Work out how many lines contain "code". Reply with the count alone.

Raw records
____

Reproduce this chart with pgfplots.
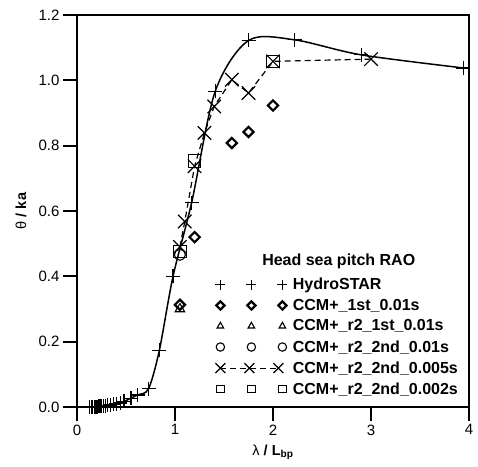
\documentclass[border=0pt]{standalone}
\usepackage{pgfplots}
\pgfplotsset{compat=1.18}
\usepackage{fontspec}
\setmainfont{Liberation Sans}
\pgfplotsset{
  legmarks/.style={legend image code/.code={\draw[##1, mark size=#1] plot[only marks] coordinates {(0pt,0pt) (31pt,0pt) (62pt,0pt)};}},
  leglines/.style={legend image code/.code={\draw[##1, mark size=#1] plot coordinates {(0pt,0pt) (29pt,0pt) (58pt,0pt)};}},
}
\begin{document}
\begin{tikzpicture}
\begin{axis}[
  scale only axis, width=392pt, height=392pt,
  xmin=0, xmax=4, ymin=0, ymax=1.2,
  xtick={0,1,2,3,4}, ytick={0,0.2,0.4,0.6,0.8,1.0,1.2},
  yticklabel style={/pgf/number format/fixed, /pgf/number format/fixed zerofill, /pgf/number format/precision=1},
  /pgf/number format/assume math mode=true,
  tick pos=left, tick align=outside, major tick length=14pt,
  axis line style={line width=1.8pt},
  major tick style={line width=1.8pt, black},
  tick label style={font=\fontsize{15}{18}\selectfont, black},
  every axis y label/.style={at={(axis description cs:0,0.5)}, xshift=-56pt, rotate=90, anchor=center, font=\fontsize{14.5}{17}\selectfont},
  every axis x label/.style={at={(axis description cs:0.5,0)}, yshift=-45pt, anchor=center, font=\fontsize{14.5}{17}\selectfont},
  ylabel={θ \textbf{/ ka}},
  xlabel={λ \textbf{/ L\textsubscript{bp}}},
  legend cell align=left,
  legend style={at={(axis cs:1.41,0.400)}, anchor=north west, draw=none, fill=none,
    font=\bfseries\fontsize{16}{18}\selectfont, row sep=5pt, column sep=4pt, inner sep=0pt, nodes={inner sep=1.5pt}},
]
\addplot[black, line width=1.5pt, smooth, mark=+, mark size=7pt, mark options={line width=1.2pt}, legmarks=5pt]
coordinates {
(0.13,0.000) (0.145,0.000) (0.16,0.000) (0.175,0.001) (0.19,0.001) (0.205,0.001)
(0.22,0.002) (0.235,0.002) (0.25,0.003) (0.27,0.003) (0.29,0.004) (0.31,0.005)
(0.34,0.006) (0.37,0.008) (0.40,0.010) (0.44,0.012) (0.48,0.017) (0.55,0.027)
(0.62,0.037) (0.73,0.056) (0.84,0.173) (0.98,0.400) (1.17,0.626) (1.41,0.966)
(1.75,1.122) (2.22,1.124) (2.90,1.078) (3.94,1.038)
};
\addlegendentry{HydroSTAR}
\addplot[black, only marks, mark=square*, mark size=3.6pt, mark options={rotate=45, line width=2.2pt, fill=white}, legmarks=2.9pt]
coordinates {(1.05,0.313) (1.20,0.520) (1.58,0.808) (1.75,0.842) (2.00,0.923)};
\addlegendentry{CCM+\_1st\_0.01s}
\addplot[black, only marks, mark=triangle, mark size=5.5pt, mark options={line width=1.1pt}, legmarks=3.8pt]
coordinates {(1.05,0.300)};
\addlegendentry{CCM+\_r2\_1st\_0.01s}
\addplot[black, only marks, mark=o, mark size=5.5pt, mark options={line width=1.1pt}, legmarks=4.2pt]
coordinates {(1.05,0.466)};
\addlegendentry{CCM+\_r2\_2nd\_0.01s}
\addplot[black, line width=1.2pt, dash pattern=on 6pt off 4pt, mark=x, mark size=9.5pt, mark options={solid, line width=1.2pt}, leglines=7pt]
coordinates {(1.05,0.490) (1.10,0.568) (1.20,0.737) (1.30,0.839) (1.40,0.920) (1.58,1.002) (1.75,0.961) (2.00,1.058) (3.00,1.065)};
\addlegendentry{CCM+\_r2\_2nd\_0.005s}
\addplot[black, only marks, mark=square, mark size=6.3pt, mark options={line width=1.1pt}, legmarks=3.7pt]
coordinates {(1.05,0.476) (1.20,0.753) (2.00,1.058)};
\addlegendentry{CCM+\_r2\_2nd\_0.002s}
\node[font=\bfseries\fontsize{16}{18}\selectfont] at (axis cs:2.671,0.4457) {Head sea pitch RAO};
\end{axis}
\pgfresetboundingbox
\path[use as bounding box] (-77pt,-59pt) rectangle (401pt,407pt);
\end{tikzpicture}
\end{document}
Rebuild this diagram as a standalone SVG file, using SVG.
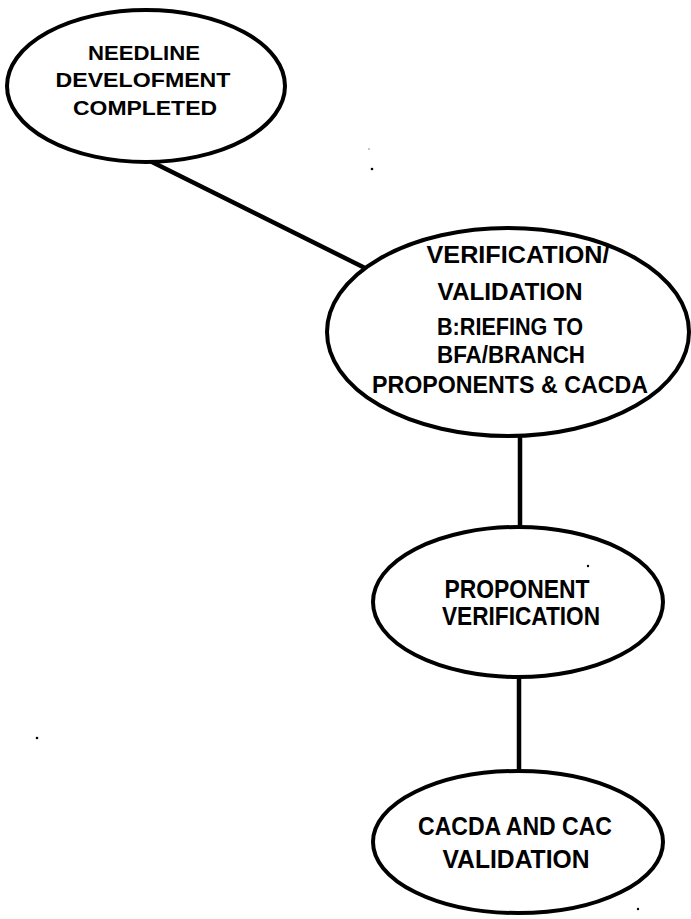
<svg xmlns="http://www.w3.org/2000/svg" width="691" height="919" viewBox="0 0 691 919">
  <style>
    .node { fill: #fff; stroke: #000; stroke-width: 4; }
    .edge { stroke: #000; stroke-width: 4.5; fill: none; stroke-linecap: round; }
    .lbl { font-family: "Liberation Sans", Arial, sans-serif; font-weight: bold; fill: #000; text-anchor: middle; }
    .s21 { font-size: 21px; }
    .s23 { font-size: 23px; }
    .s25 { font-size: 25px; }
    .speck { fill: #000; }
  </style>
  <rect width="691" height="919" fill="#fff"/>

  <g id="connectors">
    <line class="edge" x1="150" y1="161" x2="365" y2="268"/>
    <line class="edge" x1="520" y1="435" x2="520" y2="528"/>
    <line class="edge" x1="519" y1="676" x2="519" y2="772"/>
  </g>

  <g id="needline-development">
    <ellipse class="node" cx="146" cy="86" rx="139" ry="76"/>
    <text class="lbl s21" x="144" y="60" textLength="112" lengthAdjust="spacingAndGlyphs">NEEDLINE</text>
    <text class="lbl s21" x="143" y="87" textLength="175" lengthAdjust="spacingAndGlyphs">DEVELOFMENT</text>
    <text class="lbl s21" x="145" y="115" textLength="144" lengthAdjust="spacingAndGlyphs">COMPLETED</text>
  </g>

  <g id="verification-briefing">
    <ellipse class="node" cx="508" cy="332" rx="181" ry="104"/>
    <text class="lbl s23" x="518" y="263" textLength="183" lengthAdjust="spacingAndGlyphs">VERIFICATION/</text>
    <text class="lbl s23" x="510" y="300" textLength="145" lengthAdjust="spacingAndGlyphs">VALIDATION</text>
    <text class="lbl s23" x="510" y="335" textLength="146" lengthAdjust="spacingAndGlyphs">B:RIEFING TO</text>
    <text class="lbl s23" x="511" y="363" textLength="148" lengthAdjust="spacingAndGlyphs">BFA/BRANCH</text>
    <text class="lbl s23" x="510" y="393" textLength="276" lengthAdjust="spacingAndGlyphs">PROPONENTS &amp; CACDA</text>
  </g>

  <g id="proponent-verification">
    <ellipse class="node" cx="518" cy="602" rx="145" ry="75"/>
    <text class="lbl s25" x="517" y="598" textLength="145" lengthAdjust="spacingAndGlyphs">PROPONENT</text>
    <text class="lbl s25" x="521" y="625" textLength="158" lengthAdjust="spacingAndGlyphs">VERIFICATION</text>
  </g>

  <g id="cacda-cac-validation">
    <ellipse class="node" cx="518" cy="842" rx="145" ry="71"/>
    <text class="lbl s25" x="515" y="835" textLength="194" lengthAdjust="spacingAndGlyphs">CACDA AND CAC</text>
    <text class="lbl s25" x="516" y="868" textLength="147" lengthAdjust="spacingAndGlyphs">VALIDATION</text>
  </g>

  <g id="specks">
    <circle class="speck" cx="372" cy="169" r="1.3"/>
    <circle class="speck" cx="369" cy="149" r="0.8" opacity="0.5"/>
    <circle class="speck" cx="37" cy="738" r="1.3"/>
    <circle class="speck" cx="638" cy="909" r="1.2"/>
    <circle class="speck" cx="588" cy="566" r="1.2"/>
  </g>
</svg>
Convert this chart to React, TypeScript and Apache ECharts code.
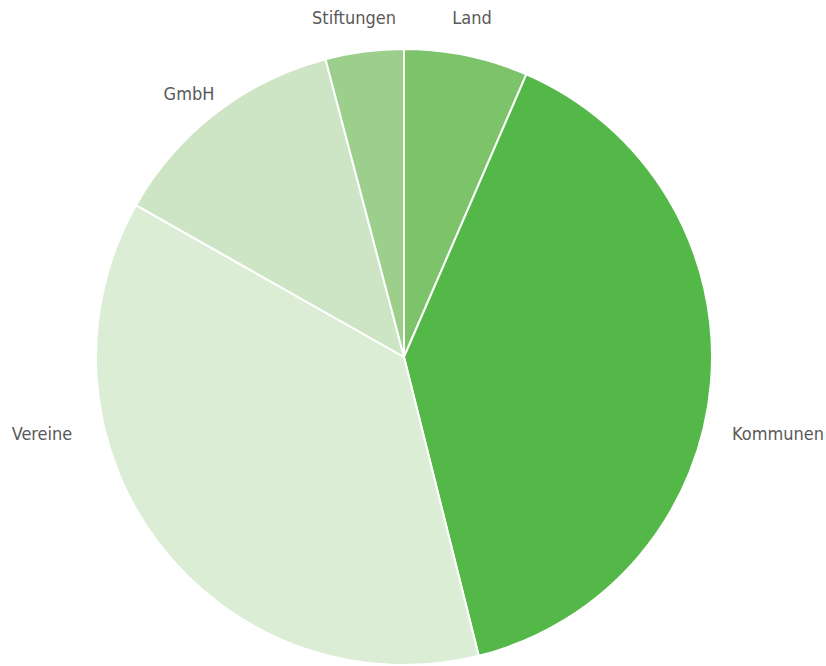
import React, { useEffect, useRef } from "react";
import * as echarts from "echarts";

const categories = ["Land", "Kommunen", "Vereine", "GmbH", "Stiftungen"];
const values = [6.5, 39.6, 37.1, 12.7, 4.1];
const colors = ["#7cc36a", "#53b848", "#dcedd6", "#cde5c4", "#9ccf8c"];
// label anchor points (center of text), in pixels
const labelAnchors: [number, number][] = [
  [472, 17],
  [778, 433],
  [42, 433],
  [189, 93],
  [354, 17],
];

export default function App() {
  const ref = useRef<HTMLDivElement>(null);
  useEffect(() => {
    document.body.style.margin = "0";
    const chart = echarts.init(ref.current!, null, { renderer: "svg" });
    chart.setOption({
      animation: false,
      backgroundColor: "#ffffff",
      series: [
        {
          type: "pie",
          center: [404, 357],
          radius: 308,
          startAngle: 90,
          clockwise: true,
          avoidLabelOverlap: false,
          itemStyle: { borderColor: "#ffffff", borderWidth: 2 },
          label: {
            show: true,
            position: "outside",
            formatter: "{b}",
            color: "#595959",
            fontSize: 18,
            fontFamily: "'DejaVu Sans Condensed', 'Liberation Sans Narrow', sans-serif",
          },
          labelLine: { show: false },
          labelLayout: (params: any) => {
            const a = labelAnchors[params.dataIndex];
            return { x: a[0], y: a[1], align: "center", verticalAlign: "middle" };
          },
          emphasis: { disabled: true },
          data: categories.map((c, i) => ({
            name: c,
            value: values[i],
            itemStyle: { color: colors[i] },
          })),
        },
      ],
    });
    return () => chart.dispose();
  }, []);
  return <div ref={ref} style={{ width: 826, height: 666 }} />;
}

____

> Answer to this task
3